Individual tracks reward to varying degrees, but form a satisfying whole
Lou Thomas 2009-08-14
Earlier in 2009, Mute-signed singer Polly Scattergood impressed with her singular brand of fuzzy alt-pop. Now similarly promising Essex-born songwriter Amy Turnnidge – aka Theoretical Girl – brings her debut to the table, and the results are just as sparkling.
As the titular adjective may suggest, Turnnidge has written an album devoted to personal relationship woes. These troubles may be partly or completely fictional, but all of them are characterised by an unflinching honesty.
Song titles offer a hint of what is to come: The Boy I Left Behind, A Future Apart and I Should Have Loved You More are just three examples of a healthy openness. It's easy to imagine Turnnidge's studio experience with producer Andy Chatterley being extremely cathartic.

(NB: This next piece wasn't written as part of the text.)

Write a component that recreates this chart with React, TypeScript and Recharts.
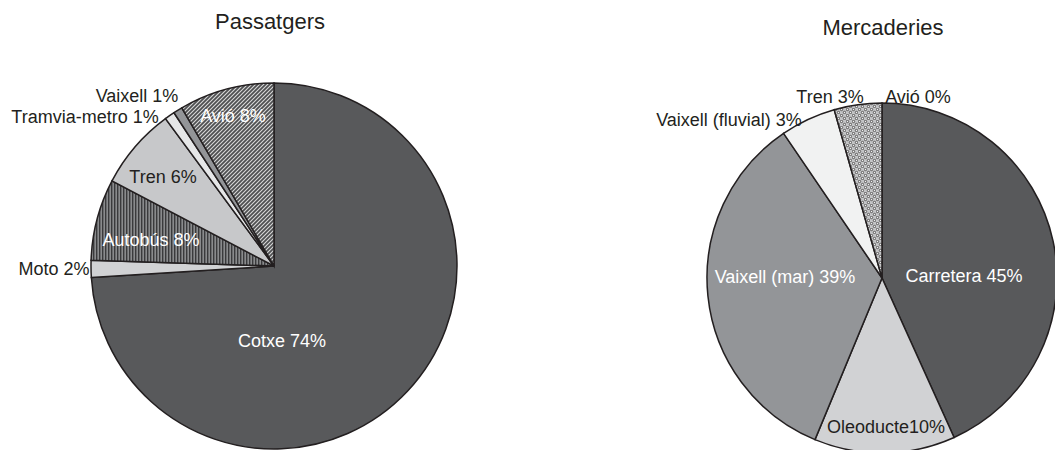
import { PieChart, Pie, Cell } from "recharts";

// Passatgers (clockwise from 12 o'clock)
const passNames = ["Cotxe", "Moto", "Autobús", "Tren", "Tramvia-metro", "Vaixell", "Avió"];
const passValues = [74.0, 1.5, 7.2, 7.2, 0.9, 0.8, 8.4];
const passLabels = ["Cotxe 74%", "Moto 2%", "Autobús 8%", "Tren 6%", "Tramvia-metro 1%", "Vaixell 1%", "Avió 8%"];

// Mercaderies
const goodsNames = ["Carretera", "Oleoducte", "Vaixell (mar)", "Vaixell (fluvial)", "Tren", "Avió"];
const goodsValues = [43.2, 13.0, 34.2, 5.1, 4.4, 0];
const goodsLabels = ["Carretera 45%", "Oleoducte10%", "Vaixell (mar) 39%", "Vaixell (fluvial) 3%", "Tren 3%", "Avió 0%"];

const passData = passNames.map((name, i) => ({ name, value: passValues[i] }));
const goodsData = goodsNames.map((name, i) => ({ name, value: goodsValues[i] }));

// styling / layout
const passFills = ["#58595b", "#d1d2d4", "url(#vstripe)", "#c7c8ca", "#e6e7e8", "#939598", "url(#hatch)"];
const passText = ["#fff", "#231f20", "#fff", "#231f20", "#231f20", "#231f20", "#fff"];
const passOffsets = [[8, 75], [-220, 3], [-123, -26], [-111, -89], [-189, -149], [-137, -170], [-41, -150]];

const goodsFills = ["#58595b", "#d1d2d4", "#939598", "#f1f2f2", "url(#dots)", "#bcbec0"];
const goodsText = ["#fff", "#231f20", "#fff", "#231f20", "#231f20", "#231f20"];
const goodsOffsets = [[82, -2], [4, 149], [-97, -1], [-153, -158], [-52, -181], [36, -181]];

const FONT = "'Liberation Sans', Arial, sans-serif";

const makeLabel = (labels: string[], offsets: number[][], colors: string[]) => (props: any) => {
  const { cx, cy, index } = props;
  const [dx, dy] = offsets[index];
  return (
    <text
      key={index}
      x={cx + dx}
      y={cy + dy}
      textAnchor="middle"
      dominantBaseline="central"
      fill={colors[index]}
      fontSize={18}
      fontFamily={FONT}
    >
      {labels[index]}
    </text>
  );
};

export default function App() {
  return (
    <div style={{ position: "absolute", left: 0, top: 0, width: 1055, height: 450, background: "#fff", overflow: "hidden" }}>
      <svg width={0} height={0} style={{ position: "absolute" }}>
        <defs>
          <pattern id="vstripe" width={3} height={6} patternUnits="userSpaceOnUse">
            <rect width={3} height={6} fill="#8a8b8d" />
            <rect width={1.4} height={6} fill="#3a3a3c" />
          </pattern>
          <pattern id="hatch" width={4} height={4} patternUnits="userSpaceOnUse">
            <rect width={4} height={4} fill="#4e4f51" />
            <path d="M-1,5 L5,-1 M-1,1 L1,-1 M3,5 L5,3" stroke="#d8d8d8" strokeWidth={1.1} />
          </pattern>
          <pattern id="dots" width={6} height={6} patternUnits="userSpaceOnUse">
            <rect width={6} height={6} fill="#c4c5c7" />
            <circle cx={1.5} cy={1.5} r={1.2} fill="#f1f2f2" stroke="#231f20" strokeWidth={0.7} />
            <circle cx={4.5} cy={4.5} r={1.2} fill="#f1f2f2" stroke="#231f20" strokeWidth={0.7} />
          </pattern>
        </defs>
      </svg>
      <PieChart
        width={1055}
        height={450}
        margin={{ top: 0, right: 0, bottom: 0, left: 0 }}
        style={{ position: "absolute", left: 0, top: 0 }}
      >
        <Pie
          data={passData}
          dataKey="value"
          nameKey="name"
          cx={274}
          cy={266}
          outerRadius={183}
          startAngle={90}
          endAngle={-270}
          stroke="#231f20"
          strokeWidth={1.5}
          label={makeLabel(passLabels, passOffsets, passText)}
          labelLine={false}
          isAnimationActive={false}
        >
          {passData.map((d, i) => (
            <Cell key={d.name} fill={passFills[i]} />
          ))}
        </Pie>
        <Pie
          data={goodsData}
          dataKey="value"
          nameKey="name"
          cx={882}
          cy={278}
          outerRadius={175}
          startAngle={90}
          endAngle={-270}
          stroke="#231f20"
          strokeWidth={1.5}
          label={makeLabel(goodsLabels, goodsOffsets, goodsText)}
          labelLine={false}
          isAnimationActive={false}
        >
          {goodsData.map((d, i) => (
            <Cell key={d.name} fill={goodsFills[i]} />
          ))}
        </Pie>
      </PieChart>
      <svg width={1055} height={450} style={{ position: "absolute", left: 0, top: 0, pointerEvents: "none" }}>
        <text x={270} y={29} textAnchor="middle" fontSize={22} fill="#231f20" fontFamily={FONT}>
          Passatgers
        </text>
        <text x={883} y={35} textAnchor="middle" fontSize={22} fill="#231f20" fontFamily={FONT}>
          Mercaderies
        </text>
      </svg>
    </div>
  );
}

Terrific opener Rivals is one of the album's highlights. Shuffling gossamer beats, maudlin strings and our Girl's comforting voice combine to create a striking Fleetwood Mac-flavoured dollop of chamber pop. There's a distinctly Celtic tinge to The Boy I Left Behind, and what sounds like true sadness in one key line: “Do I still think about you? I always will.”
Dancehall Deceit is a more menacing proposition. Melodica, Sparks-like guitars, synth weirdness and furtive, mischievous lyrics (“Don't trust her – she pays compliments to cover up her true intent”) combine to ensure the track adds a spiky depth to this inaugural collection.
There are occasional missteps. A Future Apart veers a little too close to tweeness (it’s almost in emetic Cranberries territory) and while single Red Mist is punk-edged and enthusiastic it’s also slightly banal – odd, given Turnnidge's evident ear for a tune.
Mostly the standard is closer to that of The Biggest Mistake: a golden, swirling moment of beatific pop wonder, it’s a quality single-track representation of its parent album. Imagine if Saint Etienne heard OMD's If You Leave and immediately cheered up, just enough to create a tune as good as they’d always threatened.
Sensitive and considered, the 11 tracks of Divided reward to varying degrees, but form a satisfying whole. There will doubtlessly be more fine work to come from Theoretical Girl, and now she's achieved on this small scale it will be intriguing to see if she can make the step to bigger, rather more epic songs.